The number 12 bus pulled up at last, and the woman got to her feet. Theo did too. He was still smiling as he took his first step towards the brightly lit door. Then he fell. Damn it, he fell.

He was out like a light. Try as he might, he couldn't rouse himself, couldn't unwrap the shroud of darkness that had enveloped him, pulling him down into a place where time ceased to matter and centuries could elapse as easily as seconds. For an eternity he lay trapped there, resigned to an eternity more, and another eternity after that. From time to time, dead people came to visit him, speaking not a word, but staring. To each he said, I'm sorry. To Marty Salati. To the man burned by gasoline in Santa Fe. To Mr Muhibb in the Mosul museum. To the nameless girl from Kansas. Apparently satisfied, they drifted off again, leaving him in the dark.

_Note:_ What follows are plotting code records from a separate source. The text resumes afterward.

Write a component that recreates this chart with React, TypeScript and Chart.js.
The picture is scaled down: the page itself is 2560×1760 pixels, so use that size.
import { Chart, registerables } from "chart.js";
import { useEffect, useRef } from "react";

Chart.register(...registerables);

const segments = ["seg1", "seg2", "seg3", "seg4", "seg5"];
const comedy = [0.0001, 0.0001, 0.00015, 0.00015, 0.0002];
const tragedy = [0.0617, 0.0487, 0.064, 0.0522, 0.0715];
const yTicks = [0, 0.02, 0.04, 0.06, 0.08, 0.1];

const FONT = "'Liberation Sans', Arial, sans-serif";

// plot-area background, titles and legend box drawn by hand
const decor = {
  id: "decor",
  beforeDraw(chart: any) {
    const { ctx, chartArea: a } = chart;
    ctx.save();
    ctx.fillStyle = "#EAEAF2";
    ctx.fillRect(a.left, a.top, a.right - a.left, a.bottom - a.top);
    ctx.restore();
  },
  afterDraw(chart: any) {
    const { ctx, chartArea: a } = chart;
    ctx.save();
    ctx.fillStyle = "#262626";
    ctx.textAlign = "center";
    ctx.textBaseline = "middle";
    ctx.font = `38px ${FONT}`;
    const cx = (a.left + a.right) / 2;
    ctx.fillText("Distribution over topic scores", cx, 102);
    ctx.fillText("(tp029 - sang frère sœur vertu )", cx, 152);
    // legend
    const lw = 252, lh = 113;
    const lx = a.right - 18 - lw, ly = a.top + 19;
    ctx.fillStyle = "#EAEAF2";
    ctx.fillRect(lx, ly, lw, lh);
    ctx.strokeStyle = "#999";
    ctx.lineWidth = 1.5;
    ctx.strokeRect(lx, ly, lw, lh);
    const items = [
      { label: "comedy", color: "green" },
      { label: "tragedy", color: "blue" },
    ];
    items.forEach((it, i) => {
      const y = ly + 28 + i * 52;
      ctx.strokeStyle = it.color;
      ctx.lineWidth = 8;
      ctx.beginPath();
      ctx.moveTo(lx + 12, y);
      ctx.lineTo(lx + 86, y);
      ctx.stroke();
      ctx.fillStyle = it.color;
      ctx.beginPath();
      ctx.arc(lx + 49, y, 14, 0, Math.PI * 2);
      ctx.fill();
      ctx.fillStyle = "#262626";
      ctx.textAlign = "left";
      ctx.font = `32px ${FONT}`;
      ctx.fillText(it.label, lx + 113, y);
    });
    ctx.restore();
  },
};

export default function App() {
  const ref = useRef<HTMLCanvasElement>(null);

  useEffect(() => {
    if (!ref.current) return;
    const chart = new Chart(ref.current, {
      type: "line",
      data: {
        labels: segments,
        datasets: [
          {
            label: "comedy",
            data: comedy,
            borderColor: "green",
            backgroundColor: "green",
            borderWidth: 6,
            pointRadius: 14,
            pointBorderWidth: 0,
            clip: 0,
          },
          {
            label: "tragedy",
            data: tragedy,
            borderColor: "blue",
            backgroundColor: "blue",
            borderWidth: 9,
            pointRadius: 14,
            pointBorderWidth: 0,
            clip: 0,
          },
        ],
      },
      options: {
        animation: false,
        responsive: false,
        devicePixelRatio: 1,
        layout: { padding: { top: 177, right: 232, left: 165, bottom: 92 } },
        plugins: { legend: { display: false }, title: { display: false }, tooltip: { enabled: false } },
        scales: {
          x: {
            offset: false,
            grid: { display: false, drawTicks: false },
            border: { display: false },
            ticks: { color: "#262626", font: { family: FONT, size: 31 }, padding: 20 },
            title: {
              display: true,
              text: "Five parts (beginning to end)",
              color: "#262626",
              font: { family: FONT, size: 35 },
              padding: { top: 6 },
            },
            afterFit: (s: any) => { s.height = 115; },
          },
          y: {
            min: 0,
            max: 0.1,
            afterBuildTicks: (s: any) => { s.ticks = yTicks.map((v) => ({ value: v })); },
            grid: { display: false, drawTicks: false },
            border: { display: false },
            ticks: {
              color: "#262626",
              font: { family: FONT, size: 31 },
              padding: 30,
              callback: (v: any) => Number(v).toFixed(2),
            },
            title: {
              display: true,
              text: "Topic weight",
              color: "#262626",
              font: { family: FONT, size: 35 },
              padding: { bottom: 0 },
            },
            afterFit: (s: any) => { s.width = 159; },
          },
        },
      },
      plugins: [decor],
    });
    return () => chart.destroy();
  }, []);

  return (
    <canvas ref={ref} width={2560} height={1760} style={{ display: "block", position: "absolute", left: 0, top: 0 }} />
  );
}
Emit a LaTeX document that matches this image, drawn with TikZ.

But then, suddenly, although he could not yet see, he could feel. Invisible hands were carrying him. Bodiless voices were murmuring concern. He was being rescued. A warm hand was stroking his face, patting it gently.

'Stay with us, stay with us,' a female voice spoke in his ear. She was holding his hand, and he squeezed it.

'That's right,' she said. 'You hold on.' And, as the vehicle thrummed all around them, she began to sing:

''One times one is one . . .'


 

Epilogue: Amen

ll this, and more, I saw and heard at the foot of our Saviour's cross. The things I 'have written down for you are the least of what I understood then; the most glorious understandings elude my ability to write of them. For the hand that holds the pen is attached to the body that aches and growls.

And that is our misfortune, brothers and sisters: we speak of things that cannot be spoken. We seek to store understandings in our gross flesh that gross flesh cannot contain, like a madman who would snatch a moonbeam and put it in his purse. We try our best to tell a story, so that others might be led towards Jesus, but Jesus is not a story. He is the end of all stories.